State television said one person was killed and 71 were wounded in acts of rioting, without giving details. It was not clear if there were any other armed people in the square when the shots were fired. Hundreds of thousands of Egyptians had packed into Tahrir on Friday in the biggest protests since Feb 18, when millions turned out across Egypt to celebrate Mubarak’s downfall.
The army met opposition when it tried to rid the square of a few thousand hardy protesters who stayed late into Friday night. “Thank God, we resisted them (the army), and we are still here,” said one protester in Tahrir, which was the epicentre of demonstrations that pushed Mubarak out on Feb 11. Hundreds were still in Tahrir by early on Saturday morning. Those numbers rose to several thousand later in the day.
“Why is the army beating us? Why is the army firing at us?” protesters chanted overnight when the army moved in, a witness reported. Some protesters want the ruling Supreme Council of the Armed Forces to hand power to a civilian council and have called for the resignation of Field Marshal Mohamed Hussein Tantawi, who heads the army council. He has stayed on as defence minister after serving for two decades in that post under Mubarak.
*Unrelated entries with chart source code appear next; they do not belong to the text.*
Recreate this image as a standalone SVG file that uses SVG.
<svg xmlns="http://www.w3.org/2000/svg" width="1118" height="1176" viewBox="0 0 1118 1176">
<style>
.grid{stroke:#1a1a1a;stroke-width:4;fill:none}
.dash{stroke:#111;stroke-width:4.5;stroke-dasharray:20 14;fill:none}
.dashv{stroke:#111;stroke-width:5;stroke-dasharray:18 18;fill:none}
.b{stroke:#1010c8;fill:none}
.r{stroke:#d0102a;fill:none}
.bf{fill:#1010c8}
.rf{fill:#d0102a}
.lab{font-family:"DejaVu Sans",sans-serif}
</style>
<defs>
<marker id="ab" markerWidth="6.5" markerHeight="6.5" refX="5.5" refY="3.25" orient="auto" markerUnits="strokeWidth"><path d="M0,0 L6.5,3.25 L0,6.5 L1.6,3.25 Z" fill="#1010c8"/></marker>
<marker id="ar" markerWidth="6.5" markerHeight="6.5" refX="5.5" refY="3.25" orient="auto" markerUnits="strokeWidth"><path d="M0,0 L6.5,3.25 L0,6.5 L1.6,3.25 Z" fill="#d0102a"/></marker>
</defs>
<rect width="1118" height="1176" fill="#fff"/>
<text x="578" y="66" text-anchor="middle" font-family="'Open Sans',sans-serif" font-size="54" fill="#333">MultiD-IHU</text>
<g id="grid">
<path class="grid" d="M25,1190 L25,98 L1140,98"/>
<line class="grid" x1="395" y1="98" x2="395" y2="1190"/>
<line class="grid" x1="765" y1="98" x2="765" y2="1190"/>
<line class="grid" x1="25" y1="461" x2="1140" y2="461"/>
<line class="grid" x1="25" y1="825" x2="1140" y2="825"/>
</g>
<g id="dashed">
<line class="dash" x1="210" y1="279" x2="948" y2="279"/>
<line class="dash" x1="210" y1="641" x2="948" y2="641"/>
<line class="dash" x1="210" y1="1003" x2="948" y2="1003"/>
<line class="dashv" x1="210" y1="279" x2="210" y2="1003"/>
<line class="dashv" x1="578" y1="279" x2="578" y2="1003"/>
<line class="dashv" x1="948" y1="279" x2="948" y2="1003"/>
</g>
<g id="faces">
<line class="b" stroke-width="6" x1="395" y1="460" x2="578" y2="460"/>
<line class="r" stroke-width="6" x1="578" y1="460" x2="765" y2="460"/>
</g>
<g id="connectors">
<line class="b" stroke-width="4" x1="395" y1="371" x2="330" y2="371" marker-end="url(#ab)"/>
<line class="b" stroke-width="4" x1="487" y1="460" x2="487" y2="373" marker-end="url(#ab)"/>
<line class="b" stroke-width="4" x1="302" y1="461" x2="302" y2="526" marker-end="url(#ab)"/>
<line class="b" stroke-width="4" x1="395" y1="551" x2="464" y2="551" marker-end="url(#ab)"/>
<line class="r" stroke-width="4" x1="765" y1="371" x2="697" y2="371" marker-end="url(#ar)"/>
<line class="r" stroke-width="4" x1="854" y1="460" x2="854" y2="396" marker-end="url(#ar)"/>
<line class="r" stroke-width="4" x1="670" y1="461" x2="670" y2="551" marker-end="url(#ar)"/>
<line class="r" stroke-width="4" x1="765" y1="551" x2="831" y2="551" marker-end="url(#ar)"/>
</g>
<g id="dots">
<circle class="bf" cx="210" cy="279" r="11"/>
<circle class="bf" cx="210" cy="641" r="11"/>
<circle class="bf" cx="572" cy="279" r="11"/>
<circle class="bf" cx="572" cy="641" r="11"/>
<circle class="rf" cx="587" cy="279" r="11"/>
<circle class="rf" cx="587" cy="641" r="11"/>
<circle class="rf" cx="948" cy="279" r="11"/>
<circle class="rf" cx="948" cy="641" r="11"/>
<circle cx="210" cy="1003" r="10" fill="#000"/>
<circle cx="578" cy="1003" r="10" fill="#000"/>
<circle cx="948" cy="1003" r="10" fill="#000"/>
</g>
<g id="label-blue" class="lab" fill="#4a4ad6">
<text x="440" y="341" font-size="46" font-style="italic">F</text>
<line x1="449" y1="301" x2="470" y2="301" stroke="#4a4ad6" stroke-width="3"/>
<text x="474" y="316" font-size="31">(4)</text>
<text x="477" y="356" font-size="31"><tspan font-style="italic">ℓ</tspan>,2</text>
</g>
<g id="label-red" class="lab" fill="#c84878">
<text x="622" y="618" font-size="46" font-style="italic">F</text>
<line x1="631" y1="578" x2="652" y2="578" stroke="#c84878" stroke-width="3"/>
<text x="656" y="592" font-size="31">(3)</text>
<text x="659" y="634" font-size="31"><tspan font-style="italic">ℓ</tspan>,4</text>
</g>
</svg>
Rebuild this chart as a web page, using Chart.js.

“Either Field Marshal Tantawi puts these people — Mubarak, Gamal (his son), and the others — on trial, or he leaves his post and lets someone else do it. The slowness of the process makes people suspicious that the army (leadership) might be implicated,” said Ashraf Abdel-Aziz, 36, a shop owner.
In scenes reminiscent of the height of protests against Mubarak, three burned-out army vehicles were left in the square. Some protesters, angry at the army’s tactics, hurled rocks at the smouldering hulk of one of the army trucks.